Without the pictures, can you quote each line below exactly?

>>>

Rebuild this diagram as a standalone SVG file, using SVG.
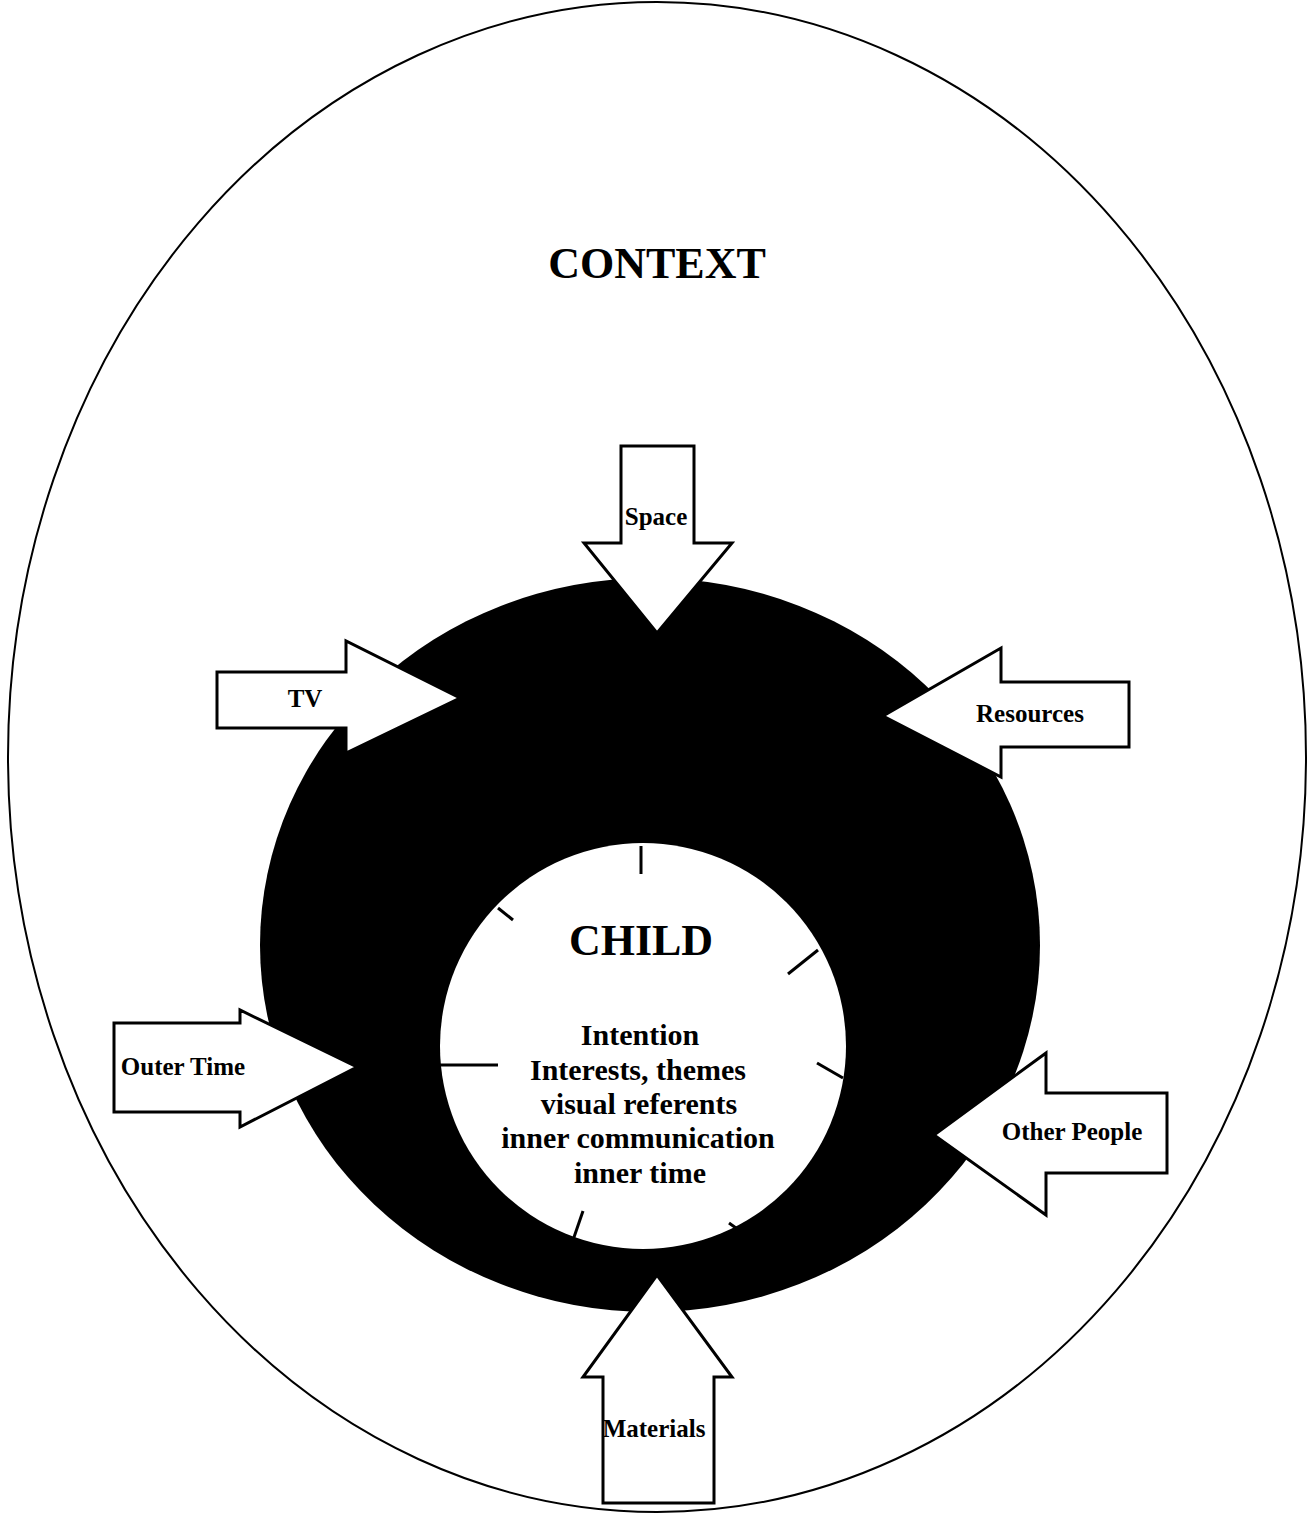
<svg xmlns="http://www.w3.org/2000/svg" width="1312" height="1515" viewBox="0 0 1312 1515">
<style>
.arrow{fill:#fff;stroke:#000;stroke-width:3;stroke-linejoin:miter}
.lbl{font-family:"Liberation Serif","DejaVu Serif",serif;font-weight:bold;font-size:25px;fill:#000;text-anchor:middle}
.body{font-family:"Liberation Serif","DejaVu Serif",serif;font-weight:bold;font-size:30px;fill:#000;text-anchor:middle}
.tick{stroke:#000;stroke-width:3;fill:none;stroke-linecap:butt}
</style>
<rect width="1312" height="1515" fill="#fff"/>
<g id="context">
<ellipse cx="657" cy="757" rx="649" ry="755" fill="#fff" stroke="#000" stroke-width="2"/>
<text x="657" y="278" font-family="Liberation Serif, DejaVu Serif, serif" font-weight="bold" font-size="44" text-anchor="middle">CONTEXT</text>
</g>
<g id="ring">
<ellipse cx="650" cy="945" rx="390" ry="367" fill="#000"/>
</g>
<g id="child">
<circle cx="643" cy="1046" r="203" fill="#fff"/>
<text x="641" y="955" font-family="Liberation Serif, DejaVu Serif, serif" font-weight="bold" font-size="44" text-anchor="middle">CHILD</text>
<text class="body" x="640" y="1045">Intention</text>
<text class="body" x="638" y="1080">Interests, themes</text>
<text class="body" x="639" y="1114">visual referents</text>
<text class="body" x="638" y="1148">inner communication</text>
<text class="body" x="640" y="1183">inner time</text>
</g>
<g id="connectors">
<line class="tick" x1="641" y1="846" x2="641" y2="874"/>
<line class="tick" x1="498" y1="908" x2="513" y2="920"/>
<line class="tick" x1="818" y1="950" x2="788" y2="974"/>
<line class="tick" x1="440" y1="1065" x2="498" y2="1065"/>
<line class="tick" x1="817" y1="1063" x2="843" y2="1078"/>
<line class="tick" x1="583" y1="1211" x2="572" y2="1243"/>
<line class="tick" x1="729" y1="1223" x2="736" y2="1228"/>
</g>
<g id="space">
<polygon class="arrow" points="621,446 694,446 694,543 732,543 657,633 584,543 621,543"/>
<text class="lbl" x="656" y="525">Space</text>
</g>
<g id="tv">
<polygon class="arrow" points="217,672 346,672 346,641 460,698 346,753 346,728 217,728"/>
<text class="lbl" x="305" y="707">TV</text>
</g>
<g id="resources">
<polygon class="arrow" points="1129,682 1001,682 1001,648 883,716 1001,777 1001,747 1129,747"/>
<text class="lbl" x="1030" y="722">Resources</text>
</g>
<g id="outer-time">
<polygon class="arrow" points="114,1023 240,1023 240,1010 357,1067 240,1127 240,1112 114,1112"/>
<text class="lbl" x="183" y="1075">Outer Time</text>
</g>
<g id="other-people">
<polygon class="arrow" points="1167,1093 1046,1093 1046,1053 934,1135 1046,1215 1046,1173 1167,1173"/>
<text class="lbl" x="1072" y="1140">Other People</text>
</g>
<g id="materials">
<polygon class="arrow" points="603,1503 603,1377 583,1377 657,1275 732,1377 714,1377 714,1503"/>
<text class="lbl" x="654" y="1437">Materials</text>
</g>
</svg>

<<<

▶ **THE REPLY**:
Rebuild this diagram as a standalone SVG file, using SVG.
<svg xmlns="http://www.w3.org/2000/svg" width="1312" height="1515" viewBox="0 0 1312 1515">
<style>
.arrow{fill:#fff;stroke:#000;stroke-width:3;stroke-linejoin:miter}
.lbl{font-family:"Liberation Serif","DejaVu Serif",serif;font-weight:bold;font-size:25px;fill:#000;text-anchor:middle}
.body{font-family:"Liberation Serif","DejaVu Serif",serif;font-weight:bold;font-size:30px;fill:#000;text-anchor:middle}
.tick{stroke:#000;stroke-width:3;fill:none;stroke-linecap:butt}
</style>
<rect width="1312" height="1515" fill="#fff"/>
<g id="context">
<ellipse cx="657" cy="757" rx="649" ry="755" fill="#fff" stroke="#000" stroke-width="2"/>
<text x="657" y="278" font-family="Liberation Serif, DejaVu Serif, serif" font-weight="bold" font-size="44" text-anchor="middle">CONTEXT</text>
</g>
<g id="ring">
<ellipse cx="650" cy="945" rx="390" ry="367" fill="#000"/>
</g>
<g id="child">
<circle cx="643" cy="1046" r="203" fill="#fff"/>
<text x="641" y="955" font-family="Liberation Serif, DejaVu Serif, serif" font-weight="bold" font-size="44" text-anchor="middle">CHILD</text>
<text class="body" x="640" y="1045">Intention</text>
<text class="body" x="638" y="1080">Interests, themes</text>
<text class="body" x="639" y="1114">visual referents</text>
<text class="body" x="638" y="1148">inner communication</text>
<text class="body" x="640" y="1183">inner time</text>
</g>
<g id="connectors">
<line class="tick" x1="641" y1="846" x2="641" y2="874"/>
<line class="tick" x1="498" y1="908" x2="513" y2="920"/>
<line class="tick" x1="818" y1="950" x2="788" y2="974"/>
<line class="tick" x1="440" y1="1065" x2="498" y2="1065"/>
<line class="tick" x1="817" y1="1063" x2="843" y2="1078"/>
<line class="tick" x1="583" y1="1211" x2="572" y2="1243"/>
<line class="tick" x1="729" y1="1223" x2="736" y2="1228"/>
</g>
<g id="space">
<polygon class="arrow" points="621,446 694,446 694,543 732,543 657,633 584,543 621,543"/>
<text class="lbl" x="656" y="525">Space</text>
</g>
<g id="tv">
<polygon class="arrow" points="217,672 346,672 346,641 460,698 346,753 346,728 217,728"/>
<text class="lbl" x="305" y="707">TV</text>
</g>
<g id="resources">
<polygon class="arrow" points="1129,682 1001,682 1001,648 883,716 1001,777 1001,747 1129,747"/>
<text class="lbl" x="1030" y="722">Resources</text>
</g>
<g id="outer-time">
<polygon class="arrow" points="114,1023 240,1023 240,1010 357,1067 240,1127 240,1112 114,1112"/>
<text class="lbl" x="183" y="1075">Outer Time</text>
</g>
<g id="other-people">
<polygon class="arrow" points="1167,1093 1046,1093 1046,1053 934,1135 1046,1215 1046,1173 1167,1173"/>
<text class="lbl" x="1072" y="1140">Other People</text>
</g>
<g id="materials">
<polygon class="arrow" points="603,1503 603,1377 583,1377 657,1275 732,1377 714,1377 714,1503"/>
<text class="lbl" x="654" y="1437">Materials</text>
</g>
</svg>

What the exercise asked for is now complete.